Over this time, the maximum number of concurrent lambdas running was 7.
And most importantly of all, here is my AWS account cost breakdown after deployment.
As you can see, my average monthly bill has been reduced from $20 USD to $2 USD. Servicing all these requests costs me nothing, and I'm only paying a tiny amount for Route53 records and ECR storage fees.
Thoughts
Serverless is hard. It's hard because the infrastructure and configuration to get anything running is orders of magnitude more complex than just running a VPS. When running a VPS you:
- Get a computer.
- Get your code into it somehow. Maybe just
git clone
, maybe with a docker container, maybe Ansible, whatever. - Run the program.
- Make sure that the server has access to the outside world via your Cloud provider of choice's interface.
Serverless is:
- Turn your backend into a container.
- Put into Container repository.
- Make a lambda with correct configuration settings.
- Make an API Gateway with the correct configuration settings.
- Make Cloudfront with the correct configuration settings.
- Somehow serve a frontend.
- Manage the separate configurations for each of these services, where if you tick a single wrong box, or enable the wrong mode, it won't work.
It's also sort of hard for me to believe that there isn't some Python package that wraps up some AWS CDK code so you can essentially call: deploy_serverless(stack_name="my-app")
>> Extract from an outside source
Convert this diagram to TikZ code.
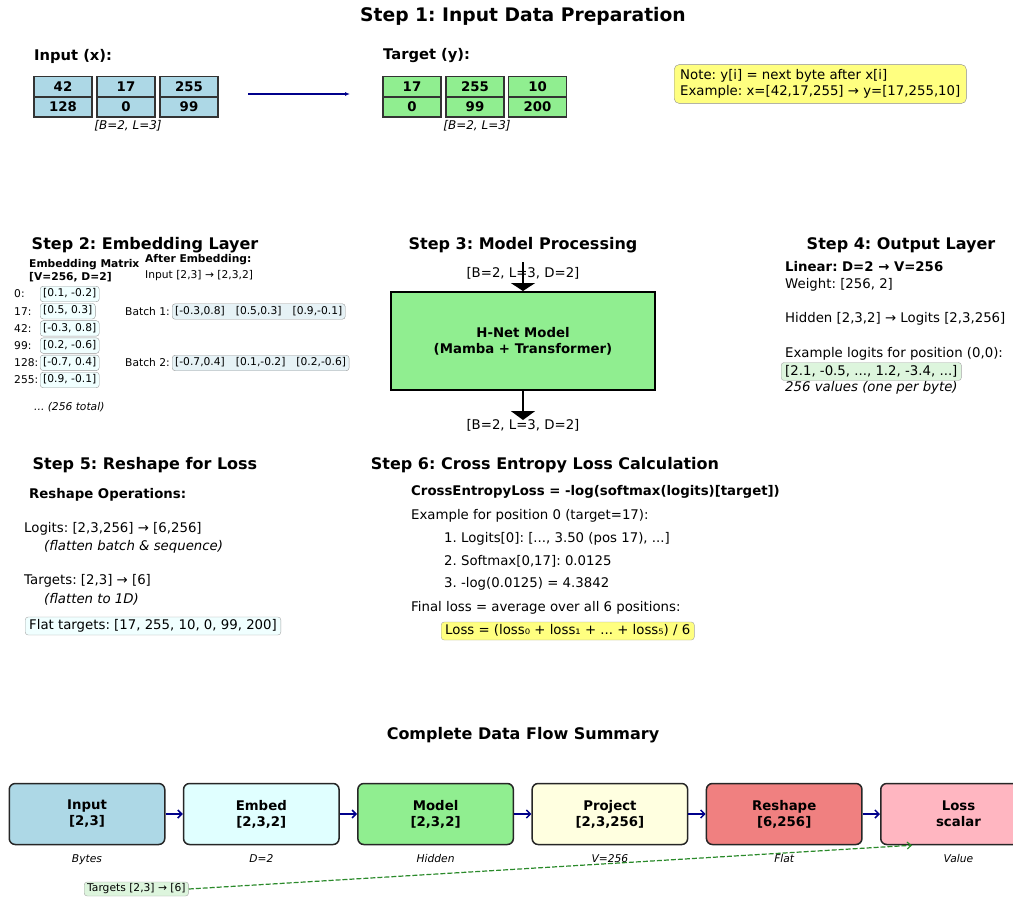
\documentclass[tikz,border=0pt]{standalone}
\usepackage{fontspec}
\setmainfont{DejaVu Sans}
\usetikzlibrary{arrows.meta,positioning,calc}
\frenchspacing
\definecolor{cellblue}{HTML}{ADD8E6}
\definecolor{cellgreen}{HTML}{90EE90}
\definecolor{notefill}{HTML}{FFFF80}
\definecolor{embfill}{HTML}{F0FFFF}
\definecolor{batchfill}{HTML}{E6F2F6}
\definecolor{logitfill}{HTML}{DDF5DD}
\definecolor{flowcyan}{HTML}{E0FFFF}
\definecolor{flowyellow}{HTML}{FFFFE0}
\definecolor{flowcoral}{HTML}{F08080}
\definecolor{flowpink}{HTML}{FFB6C1}
\definecolor{flowarrow}{HTML}{00008B}
\definecolor{dashgreen}{HTML}{2A8A2A}
\tikzset{
  bigtitle/.style={inner sep=0pt,font=\bfseries\fontsize{18.7}{22}\selectfont},
  steptitle/.style={inner sep=0pt,font=\bfseries\fontsize{16}{19}\selectfont},
  txt/.style={anchor=west,inner sep=0pt,font=\fontsize{13.3}{16}\selectfont},
  txtb/.style={txt,font=\bfseries\fontsize{13.3}{16}\selectfont},
  txti/.style={txt,font=\itshape\fontsize{13.3}{16}\selectfont},
  small/.style={anchor=west,inner sep=0pt,font=\fontsize{10.7}{12.5}\selectfont},
  smallb/.style={small,font=\bfseries\fontsize{10.7}{12.5}\selectfont},
  smalli/.style={small,font=\itshape\fontsize{10.7}{12.5}\selectfont},
  cell/.style={draw=black!80,line width=1.5pt,minimum width=58pt,minimum height=20pt,
    inner sep=0pt,font=\bfseries\fontsize{13.3}{16}\selectfont},
  incell/.style={cell,fill=cellblue},
  tagbox/.style={anchor=west,draw=gray!80,rounded corners=3pt,inner xsep=3pt,inner ysep=2.5pt,
    text height=8pt,text depth=2.5pt},
  flowbox/.style={draw=black!85,line width=1.5pt,rounded corners=6pt,minimum width=155.5pt,
    minimum height=61pt,align=center,font=\bfseries\fontsize{13.3}{16}\selectfont},
  flownote/.style={inner sep=0pt,font=\itshape\fontsize{10.7}{12.5}\selectfont},
}
\begin{document}
\begin{tikzpicture}[x=1pt,y=-1pt]
\clip (0,0) rectangle (1013,898);
\fill[white] (0,0) rectangle (1013,898);
% step 1
\node[bigtitle] (t1) at (523,16) {Step 1: Input Data Preparation};
\node[txtb,font=\bfseries\fontsize{14.7}{17}\selectfont] (inlab) at (34,56) {Input (x):};
\node[incell] (x11) at (63,86.5) {42};
\node[incell] (x12) at (126,86.5) {17};
\node[incell] (x13) at (189,86.5) {255};
\node[incell] (x21) at (63,107) {128};
\node[incell] (x22) at (126,107) {0};
\node[incell] (x23) at (189,107) {99};
\node[smalli,anchor=center,font=\itshape\fontsize{12}{14}\selectfont] (xshape) at (128,126) {[B=2, L=3]};
\node[txtb,font=\bfseries\fontsize{14.7}{17}\selectfont] (tglab) at (383,56) {Target (y):};
\node[cell,fill=cellgreen] (y11) at (412,86.5) {17};
\node[cell,fill=cellgreen] (y12) at (475,86.5) {255};
\node[cell,fill=cellgreen] (y13) at (537.5,86.5) {10};
\node[cell,fill=cellgreen] (y21) at (412,107) {0};
\node[cell,fill=cellgreen] (y22) at (475,107) {99};
\node[cell,fill=cellgreen] (y23) at (537.5,107) {200};
\node[smalli,anchor=center,font=\itshape\fontsize{12}{14}\selectfont] (yshape) at (477,126) {[B=2, L=3]};
\coordinate (s1from) at (248,94);
\coordinate (s1to) at (350,94);
\draw[flowarrow,line width=1.5pt,-{Latex[length=5pt,width=4pt]}] (s1from) -- (s1to);
\node[txt,draw=black!45,fill=notefill,rounded corners=5pt,align=left,inner xsep=6pt,inner ysep=5pt] (note) at (674,84)
  {Note: y[i] = next byte after x[i]\\Example: x=[42,17,255] → y=[17,255,10]};
% step 2
\node[steptitle] (t2) at (145,245) {Step 2: Embedding Layer};
\node[smallb,align=left] (embhead) at (29,270.5) {Embedding Matrix\\{}[V=256, D=2]};
\node[smallb] (afterhead) at (145,259.5) {After Embedding:};
\node[small] (aftersub) at (145,276) {Input [2,3] → [2,3,2]};
\node[small] (r0) at (14,294) {0:};
\node[small] (r17) at (14,311.2) {17:};
\node[small] (r42) at (14,328.4) {42:};
\node[small] (r99) at (14,345.6) {99:};
\node[small] (r128) at (14,362.8) {128:};
\node[small] (r255) at (14,380) {255:};
\node[small,tagbox,fill=embfill] (e0) at (40,294) {[0.1, -0.2]};
\node[small,tagbox,fill=embfill] (e17) at (40,311.2) {[0.5, 0.3]};
\node[small,tagbox,fill=embfill] (e42) at (40,328.4) {[-0.3, 0.8]};
\node[small,tagbox,fill=embfill] (e99) at (40,345.6) {[0.2, -0.6]};
\node[small,tagbox,fill=embfill] (e128) at (40,362.8) {[-0.7, 0.4]};
\node[small,tagbox,fill=embfill] (e255) at (40,380) {[0.9, -0.1]};
\node[smalli] (etotal) at (34,407) {... (256 total)};
\node[small] (b1lab) at (125,311.5) {Batch 1:};
\node[small,tagbox,fill=batchfill] (b1) at (172,311.5) {[-0.3,0.8]\hspace{11pt}[0.5,0.3]\hspace{11pt}[0.9,-0.1]};
\node[small] (b2lab) at (125,363) {Batch 2:};
\node[small,tagbox,fill=batchfill] (b2) at (172,363) {[-0.7,0.4]\hspace{11pt}[0.1,-0.2]\hspace{11pt}[0.2,-0.6]};
% step 3
\node[steptitle] (t3) at (523,245) {Step 3: Model Processing};
\node[txt,anchor=center] (hin) at (523,273) {[B=2, L=3, D=2]};
\node[draw=black,line width=2pt,fill=cellgreen,minimum width=264pt,minimum height=98pt,align=center,
  font=\bfseries\fontsize{13.3}{16}\selectfont] (model) at (523,341) {H-Net Model\\(Mamba + Transformer)};
\node[txt,anchor=center] (hout) at (523,425) {[B=2, L=3, D=2]};
\coordinate (m3top) at (523,262);
\coordinate (m3bot) at (523,420);
\draw[line width=2pt,-{Triangle[width=24pt,length=8pt]}] (m3top) -- (model.north);
\draw[line width=2pt,-{Triangle[width=24pt,length=9pt]}] (model.south) -- (m3bot);
% step 4
\node[steptitle] (t4) at (901,245) {Step 4: Output Layer};
\node[txtb] (lin) at (785,267) {Linear: D=2 → V=256};
\node[txt] (wt) at (785,285) {Weight: [256, 2]};
\node[txt] (hid) at (785,319) {Hidden [2,3,2] → Logits [2,3,256]};
\node[txt] (exl) at (785,354) {Example logits for position (0,0):};
\node[txt,tagbox,fill=logitfill,draw=gray!70,inner xsep=4pt,text height=10pt,text depth=3pt] (logits) at (781,371.5) {[2.1, -0.5, ..., 1.2, -3.4, ...]};
\node[txti] (nvals) at (785,388) {256 values (one per byte)};
% step 5
\node[steptitle] (t5) at (145,465) {Step 5: Reshape for Loss};
\node[txtb] (rops) at (29,495) {Reshape Operations:};
\node[txt] (rlog) at (24,529) {Logits: [2,3,256] → [6,256]};
\node[txti] (rlogi) at (44,547) {(flatten batch \& sequence)};
\node[txt] (rtg) at (24,581) {Targets: [2,3] → [6]};
\node[txti] (rtgi) at (44,599) {(flatten to 1D)};
\node[txt,tagbox,fill=embfill,draw=gray!70,inner xsep=4pt,text height=10pt,text depth=3pt] (flat) at (25,626) {Flat targets: [17, 255, 10, 0, 99, 200]};
% step 6
\node[steptitle] (t6) at (545,465) {Step 6: Cross Entropy Loss Calculation};
\node[txtb] (ce) at (411,492) {CrossEntropyLoss = -log(softmax(logits)[target])};
\node[txt] (ex0) at (411,516) {Example for position 0 (target=17):};
\node[txt] (ex1) at (444,539) {1. Logits[0]: [..., 3.50 (pos 17), ...]};
\node[txt] (ex2) at (444,561) {2. Softmax[0,17]: 0.0125};
\node[txt] (ex3) at (444,584) {3. -log(0.0125) = 4.3842};
\node[txt] (fin) at (411,608) {Final loss = average over all 6 positions:};
\node[txt,tagbox,fill=notefill,draw=gray!70,inner xsep=4pt,text height=10pt,text depth=3pt] (lossf) at (441,631) {Loss = (loss₀ + loss₁ + ... + loss₅) / 6};
% summary
\node[steptitle] (ts) at (523,735) {Complete Data Flow Summary};
\node[flowbox,fill=cellblue] (fInput) at (87,814) {Input\\{}[2,3]};
\node[flowbox,fill=flowcyan,right=17.3pt of fInput] (fEmbed) {Embed\\{}[2,3,2]};
\node[flowbox,fill=cellgreen,right=17.3pt of fEmbed] (fModel) {Model\\{}[2,3,2]};
\node[flowbox,fill=flowyellow,right=17.3pt of fModel] (fProject) {Project\\{}[2,3,256]};
\node[flowbox,fill=flowcoral,right=17.3pt of fProject] (fReshape) {Reshape\\{}[6,256]};
\node[flowbox,fill=flowpink,right=17.3pt of fReshape] (fLoss) {Loss\\scalar};
\node[flownote,below=9pt of fInput] (nInput) {Bytes};
\node[flownote,below=9pt of fEmbed] (nEmbed) {D=2};
\node[flownote,below=9pt of fModel] (nModel) {Hidden};
\node[flownote,below=9pt of fProject] (nProject) {V=256};
\node[flownote,below=9pt of fReshape] (nReshape) {Flat};
\node[flownote,below=9pt of fLoss] (nLoss) {Value};
\path[->,>={Straight Barb[length=4pt,width=8pt]},flowarrow,line width=1.5pt]
(fInput) edge (fEmbed)
(fEmbed) edge (fModel)
(fModel) edge (fProject)
(fProject) edge (fReshape)
(fReshape) edge (fLoss);
\node[small,tagbox,fill=logitfill,draw=gray!70,text height=7.5pt,text depth=2.5pt,inner ysep=2pt] (tgt) at (84,889) {Targets [2,3] → [6]};
\draw[dashgreen,line width=1.2pt,dash pattern=on 5pt off 2pt,-{Straight Barb[length=4pt,width=7pt]}]
  (tgt.east) -- ($(fLoss.south west)+(32,0)$);
\end{tikzpicture}
\end{document}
and all the infra is deployed manually.
I imagine the hard bit about some generic package is that everyone's use case will be different and users will want to bring their own DB solutions, be it Dynamo/Aurora/something with another cloud provider entirely, and if you attempt to satisfy most people + monetise it, you end up with something that looks like serverless anyway.
Conclusion
My serverless project is done, deployed, working, and currently costs $0/year for me to host to my glorious userbase of ~500 people/year. I'll probably continue to deploy my hobby projects in a similar way, and use AWS CDK instead of SAM.
I hope something comes along in a year or two that makes deploying serverless apps with Python backends a lot easier (and keeps it cheap), and I look forward to migrating to such a solution.